Quant à Buckle, il est probable qu’il y a encore, en France et en Allemagne, des gens qui s’attardent à le lire. Pour ma part, je ne puis ouvrir son livre sans être stupéfié de l’immense et méthodique travail de cette fourmi pensante, qui ramasse et emmagasine, brin à brin, des millions de faits, et qui espère construire un Colisée ou un Sérapéum avec des miettes, avec des poussières accumulées. Pauvre Buckle! Un esprit si ingénieux et si faux ! Tant de patience et tant de présomption ! Tant de solennité dans l’enfantillage ! Tant de candeur dans le pédantisme! Encore une fois, pauvre Buckle! Il est mort jeune, il est mort à la peine, mais il est mort convaincu qu’il avait été le Bacon des sciences historiques. Pour lui, en effet, l’histoire doit être une science comme la physique ou l’histoire naturelle. Jusqu’à lui, on a observé des phénomènes, raconté des faits, et l’on s’est cru arrivé. Erreur! on n’a fait que colliger des matériaux, réunir des élémens d’induction : il est temps de tirer des conclusions, de découvrir des lois. Deux petites choses barrent le chemin à Buckle : la volonté divine et la volonté humaine. Il les élimine doucement toutes deux, et les remplace par une fatalité scientifique qui embrasse le monde physique et le monde moral.

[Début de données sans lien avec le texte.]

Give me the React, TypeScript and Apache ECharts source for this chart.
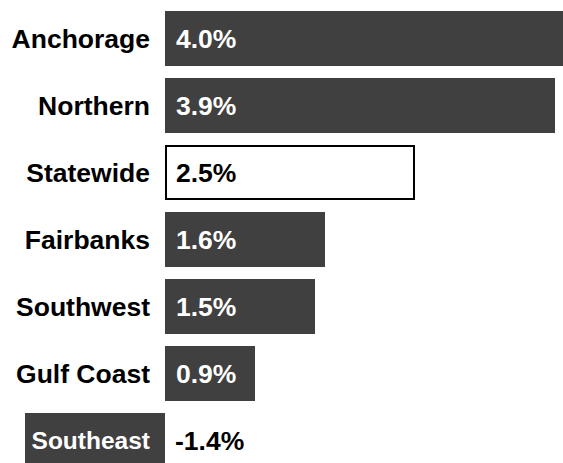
import React, { useEffect, useRef } from "react";
import * as echarts from "echarts";

const regions = ["Anchorage", "Northern", "Statewide", "Fairbanks", "Southwest", "Gulf Coast", "Southeast"];
const growth = [4.0, 3.9, 2.5, 1.6, 1.5, 0.9, -1.4];
const highlight = "Statewide";

export default function App() {
  const ref = useRef<HTMLDivElement>(null);
  useEffect(() => {
    if (!ref.current) return;
    const chart = echarts.init(ref.current, undefined, { renderer: "svg" });
    const font = "'Liberation Sans', Arial, Helvetica, sans-serif";
    const fs = 26.5;
    chart.setOption({
      animation: false,
      backgroundColor: "#ffffff",
      grid: { left: 5, top: 5, width: 580, height: 469, containLabel: false, outerBoundsMode: "none" },
      xAxis: {
        type: "value",
        min: -1.6,
        max: 4.2,
        show: false,
      },
      yAxis: {
        type: "category",
        data: regions,
        inverse: true,
        axisLine: { show: false },
        axisTick: { show: false },
        splitLine: { show: false },
        position: "left",
        offset: -160,
        axisLabel: {
          margin: 15,
          fontFamily: font,
          fontWeight: "bold",
          fontSize: fs,
          formatter: (v: string, i: number) => (growth[i] < 0 ? `{neg|${v}}` : `{pos|${v}}`),
          rich: {
            pos: { fontFamily: font, fontWeight: "bold", fontSize: fs, color: "#000000" },
            neg: { fontFamily: font, fontWeight: "bold", fontSize: 24.5, color: "#ffffff" },
          },
        },
        z: 10,
      },
      series: [
        {
          type: "bar",
          barWidth: 55,
          data: growth.map((v, i) => {
            const isHi = regions[i] === highlight;
            const item: any = {
              value: v,
              itemStyle: isHi
                ? { color: "#ffffff", borderColor: "#000000", borderWidth: 2 }
                : { color: "#404040" },
              label: {
                show: true,
                position: v < 0 ? "right" : "insideLeft",
                distance: v < 0 ? 10 : 11,
                color: isHi || v < 0 ? "#000000" : "#ffffff",
              },
            };
            return item;
          }),
          label: {
            show: true,
            fontFamily: font,
            fontWeight: "bold",
            fontSize: fs,
            formatter: (p: any) => `${Number(p.value).toFixed(1)}%`,
          },
        },
      ],
    });
    return () => chart.dispose();
  }, []);
  return <div ref={ref} style={{ position: "absolute", left: 0, top: 0, width: 563, height: 463 }} />;
}
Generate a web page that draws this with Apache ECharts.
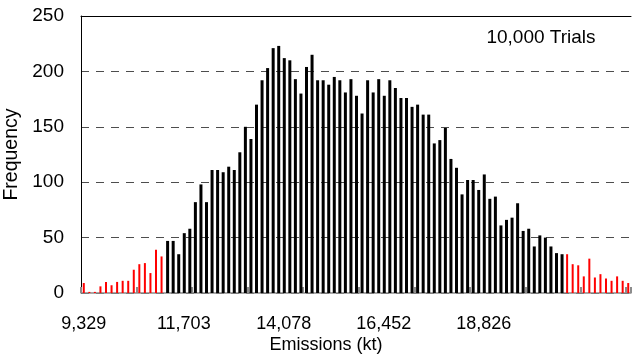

Découvrir les lois de l’histoire! L’aventure a tenté beaucoup d’hommes avant Buckle; elle en tentera bien d’autres après lui. M. Lecky, plus qu’un autre, se sentait de l’inclination vers ce genre d’entreprises. Mais pouvait-il admettre, avec Buckle, que l’activité humaine n’a d’autres régulateurs que les influences du climat et de la nourriture; que le bien et le mal ne sont que le flux et le reflux d’une marée qui monte et décroit dans d’étroites et infranchissables limites, que la production de la vertu et du crime est plus régulière que celle du blé et varie suivant des moyennes constantes? Et s’il avait pu admettre tout cela, est-ce que le système ne se réfutait pas lui-même par les erreurs grossières, les ignorances énormes que Buckle propose à ses disciples comme échantillons décisifs d’inductions historiques? Oui, des ignorances! Cet homme, qui avait rangé dans sa cervelle la moitié des volumes du British-Museum, savait tout, hormis ce que tout le monde sait. Sur les grands faits de l’histoire, comme la réforme ou la révolution française, il ne voyait pas ce que voit, du premier coup d’œil, un écolier d’Eton ou de Louis-le-Grand <[1]. J’ai le droit de dire que

  1. Toutes les erreurs de Buckle ne tiennent pas à la fausseté de son jugement. Composant son ouvrage de 1850 à 1860, il condensait les travaux de la génération qui a écrit et pensé de 1820 à 1850. Sa statistique était empruntée à Dufau et à Quételet; sa physiologie était celle de Bichat, d’Esquirol et de Burdach; en ce qui touche l’histoire de la philosophie, il se référait à Cousin et à Tennemann. Plus d’un, parmi ces auteurs, a perdu de l’autorité : la valeur du livre de Buckle a diminué d’autant.